A Automated Insights começou por lançar uma rede de sites chamada StatSheet (literalmente, folha de estatísticas). Hoje, esta rede publica cerca de meio milhão de artigos por ano sobre desporto profissional e ligas estudantis. Também vende serviços de geração de textos a empresas de media como a CBS, o Yahoo, o USA Today e a Bloomberg. “Mas a tecnologia é flexível para se adaptar a qualquer segmento assente em dados estruturados, o que nos permite trabalhar numa variedade de mercados: análise de negócio, finanças, imobiliário”, explica Adam Smith, um dos vice-presidentes. Isto significa que também têm com clientes empresas que precisam de escrever análises financeiras ou relatórios de vendas apenas para consumo interno.
Dados estruturados é o jargão para o tipo de informação organizada – por exemplo, numa tabela ou base de dados. Pode ser seja uma ficha de jogo ou uma folha de Excell com informação sobre venda de casas numa cidade. Mas Smith garante que a tecnologia já consegue trabalhar com dados não estruturados “desde que sejam consistentes” (por exemplo, que estejam em documentos PDF cujo texto obedeça a um padrão pré-definido).
A tecnologia destas empresas não é feita apenas por cientistas e programadores. O fundador e director executivo, Robbie Allen, é engenheiro de formação, mas já escreveu 12 livros. É também ele que co-dirige o departamento de tecnologia e desenvolvimento, a par de Joe Procopio, um híbrido de engenheiro e colunista de tecnologia, cujos artigos são publicados em vários órgãos de comunicação. “É uma mistura de desenvolvimento de software e de experiência de escrita”, nota Smith. A equipa que dirigem inclui analistas, especialistas em estatística e escritores.
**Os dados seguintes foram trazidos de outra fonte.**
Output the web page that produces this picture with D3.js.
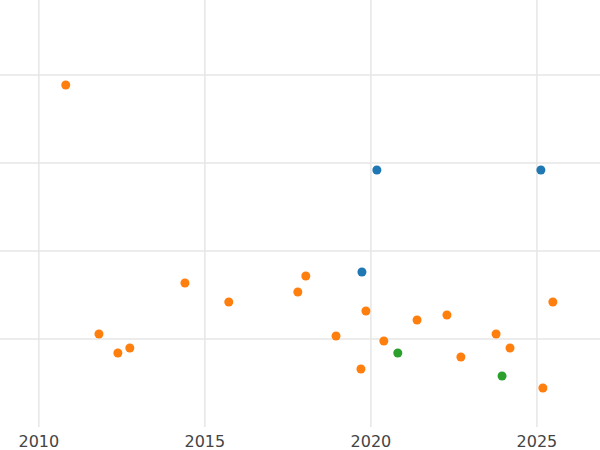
<!DOCTYPE html>
<html><head><meta charset="utf-8">
<script src="https://cdn.jsdelivr.net/npm/d3@7"></script>
<style>body{margin:0;background:#fff}</style>
</head><body><div id="chart"></div>
<script>
const orangeX = [2010.81, 2011.81, 2012.38, 2012.74, 2014.40, 2015.72, 2017.80, 2018.04, 2018.95, 2019.70, 2019.85, 2020.39, 2021.39, 2022.29, 2022.71, 2023.77, 2024.19, 2025.18, 2025.48];
const orangeY = [3.886, 1.057, 0.841, 0.898, 1.636, 1.42, 1.534, 1.716, 1.034, 0.659, 1.318, 0.977, 1.216, 1.273, 0.795, 1.057, 0.898, 0.443, 1.42];
const blueX = [2020.18, 2025.12, 2019.73];
const blueY = [2.92, 2.92, 1.761];
const greenX = [2020.81, 2023.95];
const greenY = [0.841, 0.58];
const xTicks = [2010, 2015, 2020, 2025];
const yGrid = [1, 2, 3, 4];

const width = 600, height = 450, plotBottom = 427;
const x = d3.scaleLinear().domain([2008.83, 2026.9]).range([0, width]);
const y = d3.scaleLinear().domain([0, 4.852]).range([plotBottom, 0]);

const svg = d3.select("#chart").append("svg").attr("width", width).attr("height", height);

svg.append("g").selectAll("line").data(yGrid).enter().append("line")
  .attr("x1", 0).attr("x2", width)
  .attr("y1", d => y(d)).attr("y2", d => y(d))
  .attr("stroke", "#e6e6e6").attr("stroke-width", 1.5);

svg.append("g").selectAll("line").data(xTicks).enter().append("line")
  .attr("x1", d => x(d)).attr("x2", d => x(d))
  .attr("y1", 0).attr("y2", plotBottom)
  .attr("stroke", "#e6e6e6").attr("stroke-width", 1.5);

svg.append("g").selectAll("text").data(xTicks).enter().append("text")
  .attr("x", d => x(d)).attr("y", 447)
  .attr("text-anchor", "middle")
  .style("font-family", "DejaVu Sans").style("font-size", "16px")
  .attr("fill", "#444").text(d => d);

const series = [
  { xs: orangeX, ys: orangeY, color: "#ff7f0e" },
  { xs: blueX, ys: blueY, color: "#1f77b4" },
  { xs: greenX, ys: greenY, color: "#2ca02c" },
];
series.forEach(s => {
  svg.append("g").selectAll("circle").data(s.xs).enter().append("circle")
    .attr("cx", d => x(d)).attr("cy", (d, i) => y(s.ys[i]))
    .attr("r", 4.5).attr("fill", s.color);
});
</script></body></html>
Numa entrevista à revista Wired, o director executivo da Narrative Science (a empresa não respondeu a um pedido de entrevista do PÚBLICO) disse acreditar que no futuro 90% das notícias serão escritas por programas de computador. Mas não porque os jornalistas serão substituídos por máquinas. Antes porque a tecnologia de escrita de notícias por algoritmos vai permitir, de forma barata, cobrir eventos e temas de nicho a que nenhum jornalista presta atenção.
Edward Tenner diz haver até vantagens neste tipo de tecnologia e dá o exemplo de como os xadrezistas usam computadores para treinar e melhorar a respectiva técnica. Estes algoritmos-escritores, defende, podem lembrar os jornalistas de que não há grande valor acrescentado em textos que sigam as fórmulas tradicionais de escrita e levá-los a tentar "atrair a atenção dos leitores com a qualidade e a originalidade da pesquisa e da escrita".